In a true twist of the mistaken identity trope, Venom & Vow is the mindbending tale of two people simultaneously falling in love and trying to destroy each other at the same time.
As with any McLemore book (and this time around we get a book written by the married couple!), I was incredibly in love with the characters and the featured representation. A trans prince in hiding and a bigender assassin from opposites sides of a war? Oh yeah, that’s my jam. Val and Cade have so much on their plate as the world around them constantly seems to shift and alliances are thinning out. Both Val and Cade get their own individual story of growth but together, they’re even more fun. I think their characters’ journey complemented each other well and the hidden identity trope worked well for the story.
What I do have to say though is that I was confused quite a few times in Venom & Vow.
While I love McLemore’s magical realism stories and understand that a bit of the magic with that genre is that you don’t have to know everything and have to let your mind expand, I feel like in a fantasy book, I actually need more information to fully immerse myself in the world and get the magic system. There were quite a few passages that felt too long without actually telling anything about the world that would help the reader to situate oneself. However, that’s just a me thing probably, considering I don’t read fantasy that often.
What Venom & Vow may lack in terms of world-explanation, it makes up for with a fast pace that keeps you turning the pages and an enemies-to-lovers romance you can’t help but fall in love with. All in all, I think this book has the potential to make lovers of the YA fantasy genre very happy this summer.

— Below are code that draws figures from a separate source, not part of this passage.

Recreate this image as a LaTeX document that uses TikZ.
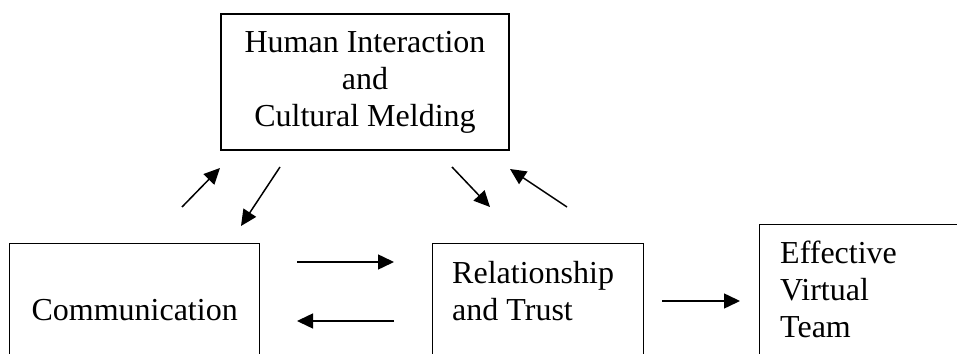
\documentclass[tikz,border=0pt]{standalone}
\usepackage{fontspec}
\setmainfont{Liberation Serif}
\usetikzlibrary{positioning,arrows.meta}
\tikzset{>={Triangle[length=16pt,width=15pt]}}

\begin{document}
\begin{tikzpicture}[x=1pt,y=1pt]

                        % boxes are cut off by the page at the bottom (and right)
                        \tikzstyle{every node}=[font=\fontsize{32}{37}\selectfont]
                        \tikzstyle{box}=[draw=black, line width=1.3pt, inner sep=0pt]
                        \tikzstyle{flow}=[->, line width=1.5pt]
                        \useasboundingbox (0,0) rectangle (957,353);
                        \clip (0,0) rectangle (957,353);

                        \node[box, minimum width=288, minimum height=136, align=center] (hic) at (365,271)
                                {Human Interaction\\and\\Cultural Melding};
                        \node[box, minimum width=250, minimum height=150, anchor=north west] (comm) at (9,110) {};
                        \node[box, minimum width=211, minimum height=150, anchor=north west] (rt) at (432,110) {};
                        \node[box, minimum width=260, minimum height=150, anchor=north west] (evt) at (759,129) {};

                        \node[anchor=north, inner sep=0pt] (commtext) at ([yshift=-56]comm.north) {Communication};
                        \node[anchor=north west, inner sep=0pt, align=left] (rttext) at ([xshift=20,yshift=-18]rt.north west)
                                {Relationship\\and Trust};
                        \node[anchor=north west, inner sep=0pt, align=left] (evttext) at ([xshift=21,yshift=-17]evt.north west)
                                {Effective\\Virtual\\Team};

                        % free arrow ends
                        \coordinate (up1s) at (182,146);  \coordinate (up1e) at (220,185);
                        \coordinate (dn1s) at (280,186);  \coordinate (dn1e) at (241,127);
                        \coordinate (dn2s) at (452,186);  \coordinate (dn2e) at (490,146);
                        \coordinate (up2s) at (567,146);  \coordinate (up2e) at (510,184);
                        \coordinate (ctrs) at (297,91);   \coordinate (ctre) at (394,91);
                        \coordinate (rtcs) at (394,32);   \coordinate (rtce) at (297,32);
                        \coordinate (rtes) at (662,52);   \coordinate (rtee) at (740,52);

                        \draw[flow] (up1s) -- (up1e);
                        \draw[flow] (dn1s) -- (dn1e);
                        \draw[flow] (dn2s) -- (dn2e);
                        \draw[flow] (up2s) -- (up2e);
                        \draw[flow] (ctrs) -- (ctre);
                        \draw[flow] (rtcs) -- (rtce);
                        \draw[flow] (rtes) -- (rtee);
                \end{tikzpicture}
\end{document}
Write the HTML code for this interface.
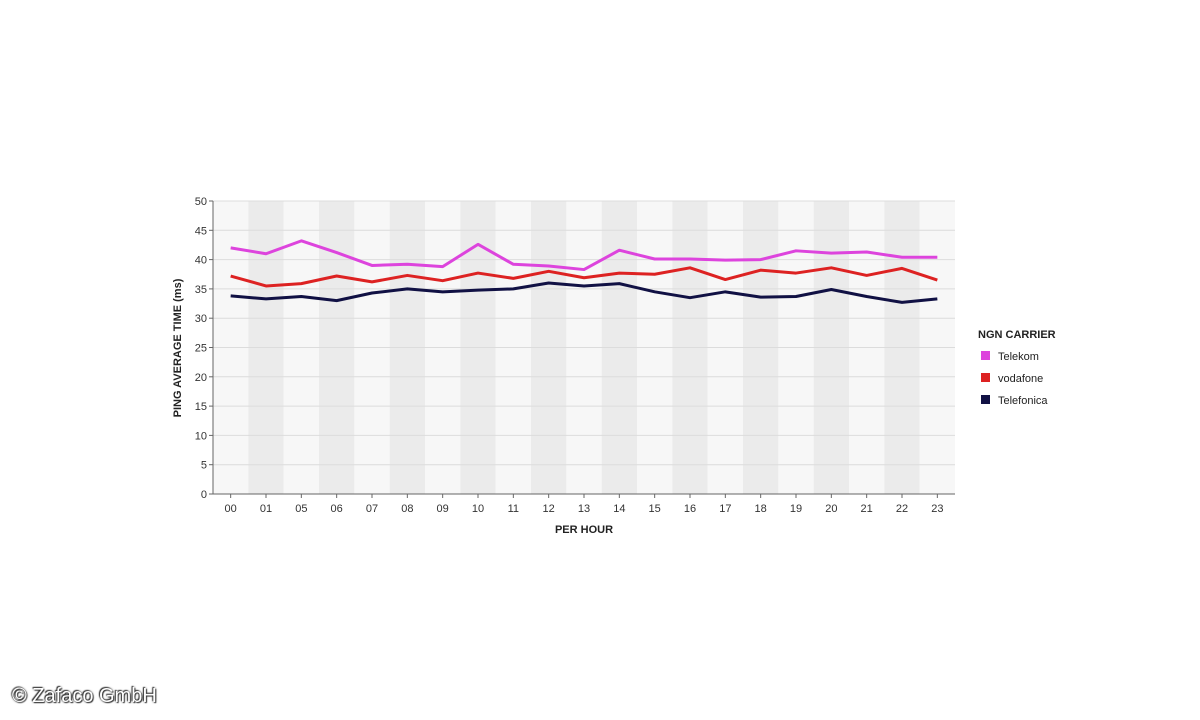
<!DOCTYPE html>
<html><head><meta charset="utf-8"><style>
body{margin:0;background:#fff;width:1200px;height:720px;overflow:hidden;font-family:"Liberation Sans",sans-serif}
svg text{font-family:"Liberation Sans",sans-serif}
.copy{position:absolute;left:12px;top:685px;font-size:20px;color:#fff;text-shadow:0 0 2px #333,1px 1px 1px #333,-1px -1px 1px #333;}
</style></head><body>
<svg id="chart" width="1200" height="720" style="position:absolute;left:0;top:0"></svg>
<div class="copy">© Zafaco GmbH</div>
<script>
const categories=["00","01","05","06","07","08","09","10","11","12","13","14","15","16","17","18","19","20","21","22","23"];
const telekom=[42,41,43.2,41.2,39,39.2,38.8,42.6,39.2,38.9,38.3,41.6,40.1,40.1,39.9,40,41.5,41.1,41.3,40.4,40.4];
const vodafone=[37.2,35.5,35.9,37.2,36.2,37.3,36.4,37.7,36.8,38,36.9,37.7,37.5,38.6,36.6,38.2,37.7,38.6,37.3,38.5,36.5];
const telefonica=[33.8,33.3,33.7,33,34.3,35,34.5,34.8,35,36,35.5,35.9,34.5,33.5,34.5,33.6,33.7,34.9,33.7,32.7,33.3];
const yTicks=[0,5,10,15,20,25,30,35,40,45,50];
const seriesNames=["Telekom","vodafone","Telefonica"];
const seriesColors=["#dd44dd","#dd2222","#111144"];

const NS="http://www.w3.org/2000/svg";
const svg=document.getElementById('chart');
const L=213,R=955,T=201,B=494;
const bw=(R-L)/categories.length;
const x=i=>L+bw*(i+0.5);
const y=v=>B-(v/50)*(B-T);
function mk(tag,attrs,parent){const e=document.createElementNS(NS,tag);for(const k in attrs)e.setAttribute(k,attrs[k]);(parent||svg).appendChild(e);return e;}

categories.forEach((c,i)=>{
  const r=mk('rect',{x:L+bw*i,y:T,width:bw,height:B-T,fill:i%2?'#ebebeb':'#f7f7f7'});
  
  
});
yTicks.forEach(t=>{
  const g=mk('line',{x1:L,x2:R,y1:y(t),y2:y(t),stroke:'#dcdcdc','stroke-width':1});
  
  
  mk('line',{x1:L-4,x2:L,y1:y(t),y2:y(t),stroke:'#666'});
  const tx=mk('text',{x:L-6,y:y(t)+4,'text-anchor':'end','font-size':11,fill:'#333'});
  tx.textContent=t;
  
  
});
mk('line',{x1:L,x2:L,y1:T,y2:B,stroke:'#666'});
mk('line',{x1:L,x2:R,y1:B,y2:B,stroke:'#666'});
categories.forEach((c,i)=>{
  mk('line',{x1:x(i),x2:x(i),y1:B,y2:B+4,stroke:'#666'});
  const tx=mk('text',{x:x(i),y:B+18,'text-anchor':'middle','font-size':11,fill:'#333'});
  tx.textContent=c;
  
  
});
const xt=mk('text',{x:584,y:533,'text-anchor':'middle','font-size':11,'font-weight':'bold',fill:'#222'});
xt.textContent='PER HOUR';


const yt=mk('text',{x:0,y:0,'text-anchor':'middle','font-size':11,'font-weight':'bold',fill:'#222',transform:'translate(181,348) rotate(-90)'});
yt.textContent='PING AVERAGE TIME (ms)';



[telekom,vodafone,telefonica].forEach((s,si)=>{
  const p=mk('polyline',{points:s.map((v,i)=>x(i)+','+y(v)).join(' '),fill:'none',stroke:seriesColors[si],'stroke-width':3,'stroke-linejoin':'round'});
  
  
});

const lt=mk('text',{x:978,y:338,'font-size':11,'font-weight':'bold',fill:'#222'});
lt.textContent='NGN CARRIER';


seriesNames.forEach((n,i)=>{
  const g=mk('g',{});
  
  
  mk('rect',{x:981,y:351+i*22,width:9,height:9,fill:seriesColors[i]},g);
  const t=mk('text',{x:998,y:360+i*22,'font-size':11,fill:'#222'},g);
  t.textContent=n;
});
</script>
</body></html>
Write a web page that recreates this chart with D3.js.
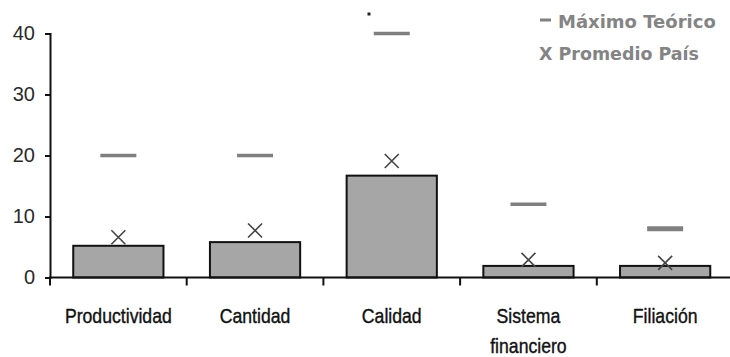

If you’re a fan of enemies-to-lovers, fast-paced fantasies with authentic queer representation and the mistaken identity trope, then Venom & Vow is the book for you!
Venom & Vow is available from Amazon, Barnes & Noble, and other good book retailers, like your local bookstore, as of May 16th.
Will you be picking up Venom & Vow? Tell us in the comments below!
Synopsis | Goodreads
Two enemy kingdoms are forced to work together to break a curse in this lush YA fantasy, featuring a transgender prince and a bigender dama/assassin in the lead roles.
Keep your enemy closer.
Cade McKenna is a transgender prince who’s doubling for his brother.
Valencia Palafox is a young dama attending the future queen of Eliana.
Gael Palma is the infamous boy assassin Cade has vowed to protect.
Patrick McKenna is the reluctant heir to a kingdom, and the prince Gael has vowed to destroy.
Cade doesn’t know that Gael and Valencia are the same person.
Valencia doesn’t know that every time she thinks she’s fighting Patrick, she’s fighting Cade.
And when Cade and Valencia blame each other for a devastating enchantment that takes both their families, neither of them realizes that they have far more dangerous enemies.
Cowritten by married writing team Anna-Marie and Elliott McLemore, Venom & Vow is a lush and powerful YA novel about owning your power and becoming who you really are – no matter the cost.